9. The method of claim 1, wherein the first upscaled data set is used for block matching.

10. The method of claim 1, wherein the second upscaled data set is used for fall back pixel data.

11. The method of claim 1, wherein the third upscaled data set forms the baseline for the resolution-enhanced data set.

12. The method of claim 1, further comprising segmenting data created by the pixel array into segments of pixels and nearest neighbors.

13. The method of claim 12, further comprising shifting each segment of pixels in the x direction and comparing with a neighboring frame at the same resolution, in order to determine motion of an object being imaged in the x direction.

14. The method of claim 13, further comprising shifting each segment of pixels in the x direction in sub-pixel increments and comparing to the first up-scaled data set for greater precision of motion detection in the x direction.

15. The method of claim 13, further comprising shifting each segment of pixels in the y direction and comparing with a neighboring frame at the same resolution, in order to determine motion of an object being imaged in the y direction.

16. The method of claim 15, further comprising shifting each segment of pixels in the y direction in sub-pixel increments and comparing to the first up-scaled data set for greater precision of motion detection in the y direction.

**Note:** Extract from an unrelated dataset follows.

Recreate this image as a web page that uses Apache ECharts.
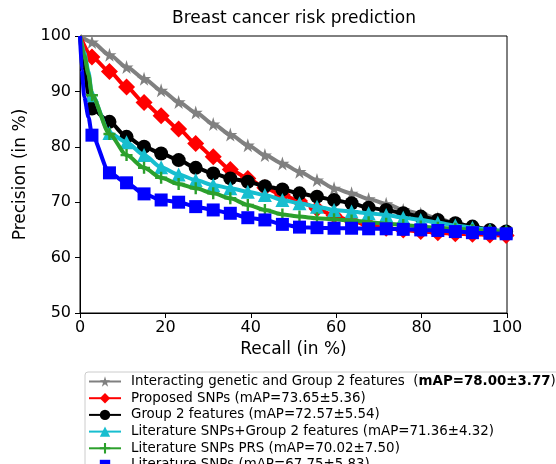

17. The method of claim 15, further comprising determining the vector of the motion of the object by combining the x and y motion of the of the object being imaged.

18. The method of claim 17, further comprising estimating motion to combine data from multiple luminance frames into a single, higher resolution luminance frame.

19. The method of claim 18, wherein said process is repeated for every frame containing luminance data in a continuous sequence.